PROBLEM REQUIREMENTS - Transcribe each line of the material as it is, and drop any picture.

GIVEN DATA -
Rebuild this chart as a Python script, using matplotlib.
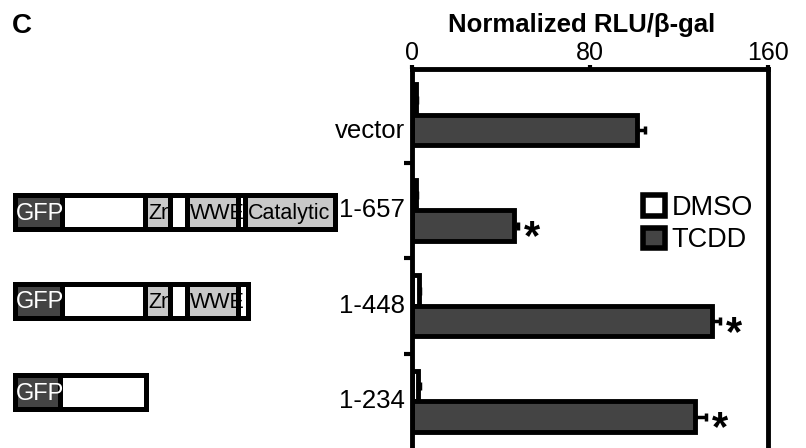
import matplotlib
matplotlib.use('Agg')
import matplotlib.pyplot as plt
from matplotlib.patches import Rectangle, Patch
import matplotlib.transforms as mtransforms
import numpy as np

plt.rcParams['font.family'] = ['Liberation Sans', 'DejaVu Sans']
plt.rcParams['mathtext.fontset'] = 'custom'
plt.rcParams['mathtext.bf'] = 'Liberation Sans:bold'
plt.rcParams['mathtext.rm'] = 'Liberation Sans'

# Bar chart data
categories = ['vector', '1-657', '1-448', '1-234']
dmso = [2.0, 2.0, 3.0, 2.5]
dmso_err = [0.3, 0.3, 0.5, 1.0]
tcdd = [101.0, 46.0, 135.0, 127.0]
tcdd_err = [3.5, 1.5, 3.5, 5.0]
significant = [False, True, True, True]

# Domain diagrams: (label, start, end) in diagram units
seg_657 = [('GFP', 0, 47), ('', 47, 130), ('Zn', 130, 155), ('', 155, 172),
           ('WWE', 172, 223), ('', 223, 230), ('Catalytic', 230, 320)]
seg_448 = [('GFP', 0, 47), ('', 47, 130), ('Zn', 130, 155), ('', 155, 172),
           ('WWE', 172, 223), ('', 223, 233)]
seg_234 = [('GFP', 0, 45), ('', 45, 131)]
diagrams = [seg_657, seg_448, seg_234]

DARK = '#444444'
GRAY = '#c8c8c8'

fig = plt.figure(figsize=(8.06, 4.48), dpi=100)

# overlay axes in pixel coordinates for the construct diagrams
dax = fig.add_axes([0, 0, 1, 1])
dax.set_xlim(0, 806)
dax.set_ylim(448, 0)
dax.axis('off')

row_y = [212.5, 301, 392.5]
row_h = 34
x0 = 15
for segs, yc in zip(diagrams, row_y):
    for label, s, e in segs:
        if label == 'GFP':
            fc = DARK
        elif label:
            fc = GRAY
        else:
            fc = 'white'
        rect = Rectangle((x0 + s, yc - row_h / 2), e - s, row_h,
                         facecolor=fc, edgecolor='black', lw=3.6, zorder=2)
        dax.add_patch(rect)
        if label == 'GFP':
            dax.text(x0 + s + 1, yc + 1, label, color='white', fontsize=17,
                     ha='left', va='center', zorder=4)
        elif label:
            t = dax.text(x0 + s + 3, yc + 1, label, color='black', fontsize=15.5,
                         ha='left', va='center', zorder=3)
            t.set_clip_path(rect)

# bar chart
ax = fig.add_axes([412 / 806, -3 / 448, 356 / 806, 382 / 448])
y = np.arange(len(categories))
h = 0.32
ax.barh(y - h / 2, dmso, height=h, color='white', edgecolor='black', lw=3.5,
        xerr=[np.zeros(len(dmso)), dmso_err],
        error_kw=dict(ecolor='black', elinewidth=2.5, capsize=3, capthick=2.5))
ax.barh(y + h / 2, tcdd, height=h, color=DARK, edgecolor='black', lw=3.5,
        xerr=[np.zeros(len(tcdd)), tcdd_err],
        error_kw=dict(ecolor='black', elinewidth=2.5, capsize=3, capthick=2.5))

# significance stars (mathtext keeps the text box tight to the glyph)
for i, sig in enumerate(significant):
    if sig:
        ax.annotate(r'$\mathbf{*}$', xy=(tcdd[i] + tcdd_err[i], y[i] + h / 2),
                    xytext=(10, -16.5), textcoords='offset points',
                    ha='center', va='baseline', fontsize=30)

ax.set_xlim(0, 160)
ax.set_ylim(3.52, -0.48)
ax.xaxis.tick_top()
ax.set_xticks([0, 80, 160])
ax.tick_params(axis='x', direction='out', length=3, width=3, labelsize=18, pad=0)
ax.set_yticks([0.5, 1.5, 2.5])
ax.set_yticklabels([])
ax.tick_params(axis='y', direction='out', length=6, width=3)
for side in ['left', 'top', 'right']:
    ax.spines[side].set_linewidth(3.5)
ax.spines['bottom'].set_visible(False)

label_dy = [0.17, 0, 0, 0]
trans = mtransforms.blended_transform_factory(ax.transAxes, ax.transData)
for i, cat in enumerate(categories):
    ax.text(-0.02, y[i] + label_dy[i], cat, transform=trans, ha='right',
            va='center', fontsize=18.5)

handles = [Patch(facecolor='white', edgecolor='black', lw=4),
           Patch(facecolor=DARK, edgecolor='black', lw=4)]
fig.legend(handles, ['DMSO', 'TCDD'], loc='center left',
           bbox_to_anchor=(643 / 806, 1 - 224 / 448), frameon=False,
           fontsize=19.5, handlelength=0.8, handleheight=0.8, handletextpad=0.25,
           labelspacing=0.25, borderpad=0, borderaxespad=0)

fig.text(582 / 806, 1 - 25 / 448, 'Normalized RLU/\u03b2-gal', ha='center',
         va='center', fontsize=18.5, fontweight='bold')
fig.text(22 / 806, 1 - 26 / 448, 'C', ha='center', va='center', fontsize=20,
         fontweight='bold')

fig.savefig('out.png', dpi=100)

THE SOLUTION -
Rebuild this chart as a Python script, using matplotlib.
import matplotlib
matplotlib.use('Agg')
import matplotlib.pyplot as plt
from matplotlib.patches import Rectangle, Patch
import matplotlib.transforms as mtransforms
import numpy as np

plt.rcParams['font.family'] = ['Liberation Sans', 'DejaVu Sans']
plt.rcParams['mathtext.fontset'] = 'custom'
plt.rcParams['mathtext.bf'] = 'Liberation Sans:bold'
plt.rcParams['mathtext.rm'] = 'Liberation Sans'

# Bar chart data
categories = ['vector', '1-657', '1-448', '1-234']
dmso = [2.0, 2.0, 3.0, 2.5]
dmso_err = [0.3, 0.3, 0.5, 1.0]
tcdd = [101.0, 46.0, 135.0, 127.0]
tcdd_err = [3.5, 1.5, 3.5, 5.0]
significant = [False, True, True, True]

# Domain diagrams: (label, start, end) in diagram units
seg_657 = [('GFP', 0, 47), ('', 47, 130), ('Zn', 130, 155), ('', 155, 172),
           ('WWE', 172, 223), ('', 223, 230), ('Catalytic', 230, 320)]
seg_448 = [('GFP', 0, 47), ('', 47, 130), ('Zn', 130, 155), ('', 155, 172),
           ('WWE', 172, 223), ('', 223, 233)]
seg_234 = [('GFP', 0, 45), ('', 45, 131)]
diagrams = [seg_657, seg_448, seg_234]

DARK = '#444444'
GRAY = '#c8c8c8'

fig = plt.figure(figsize=(8.06, 4.48), dpi=100)

# overlay axes in pixel coordinates for the construct diagrams
dax = fig.add_axes([0, 0, 1, 1])
dax.set_xlim(0, 806)
dax.set_ylim(448, 0)
dax.axis('off')

row_y = [212.5, 301, 392.5]
row_h = 34
x0 = 15
for segs, yc in zip(diagrams, row_y):
    for label, s, e in segs:
        if label == 'GFP':
            fc = DARK
        elif label:
            fc = GRAY
        else:
            fc = 'white'
        rect = Rectangle((x0 + s, yc - row_h / 2), e - s, row_h,
                         facecolor=fc, edgecolor='black', lw=3.6, zorder=2)
        dax.add_patch(rect)
        if label == 'GFP':
            dax.text(x0 + s + 1, yc + 1, label, color='white', fontsize=17,
                     ha='left', va='center', zorder=4)
        elif label:
            t = dax.text(x0 + s + 3, yc + 1, label, color='black', fontsize=15.5,
                         ha='left', va='center', zorder=3)
            t.set_clip_path(rect)

# bar chart
ax = fig.add_axes([412 / 806, -3 / 448, 356 / 806, 382 / 448])
y = np.arange(len(categories))
h = 0.32
ax.barh(y - h / 2, dmso, height=h, color='white', edgecolor='black', lw=3.5,
        xerr=[np.zeros(len(dmso)), dmso_err],
        error_kw=dict(ecolor='black', elinewidth=2.5, capsize=3, capthick=2.5))
ax.barh(y + h / 2, tcdd, height=h, color=DARK, edgecolor='black', lw=3.5,
        xerr=[np.zeros(len(tcdd)), tcdd_err],
        error_kw=dict(ecolor='black', elinewidth=2.5, capsize=3, capthick=2.5))

# significance stars (mathtext keeps the text box tight to the glyph)
for i, sig in enumerate(significant):
    if sig:
        ax.annotate(r'$\mathbf{*}$', xy=(tcdd[i] + tcdd_err[i], y[i] + h / 2),
                    xytext=(10, -16.5), textcoords='offset points',
                    ha='center', va='baseline', fontsize=30)

ax.set_xlim(0, 160)
ax.set_ylim(3.52, -0.48)
ax.xaxis.tick_top()
ax.set_xticks([0, 80, 160])
ax.tick_params(axis='x', direction='out', length=3, width=3, labelsize=18, pad=0)
ax.set_yticks([0.5, 1.5, 2.5])
ax.set_yticklabels([])
ax.tick_params(axis='y', direction='out', length=6, width=3)
for side in ['left', 'top', 'right']:
    ax.spines[side].set_linewidth(3.5)
ax.spines['bottom'].set_visible(False)

label_dy = [0.17, 0, 0, 0]
trans = mtransforms.blended_transform_factory(ax.transAxes, ax.transData)
for i, cat in enumerate(categories):
    ax.text(-0.02, y[i] + label_dy[i], cat, transform=trans, ha='right',
            va='center', fontsize=18.5)

handles = [Patch(facecolor='white', edgecolor='black', lw=4),
           Patch(facecolor=DARK, edgecolor='black', lw=4)]
fig.legend(handles, ['DMSO', 'TCDD'], loc='center left',
           bbox_to_anchor=(643 / 806, 1 - 224 / 448), frameon=False,
           fontsize=19.5, handlelength=0.8, handleheight=0.8, handletextpad=0.25,
           labelspacing=0.25, borderpad=0, borderaxespad=0)

fig.text(582 / 806, 1 - 25 / 448, 'Normalized RLU/\u03b2-gal', ha='center',
         va='center', fontsize=18.5, fontweight='bold')
fig.text(22 / 806, 1 - 26 / 448, 'C', ha='center', va='center', fontsize=20,
         fontweight='bold')

fig.savefig('out.png', dpi=100)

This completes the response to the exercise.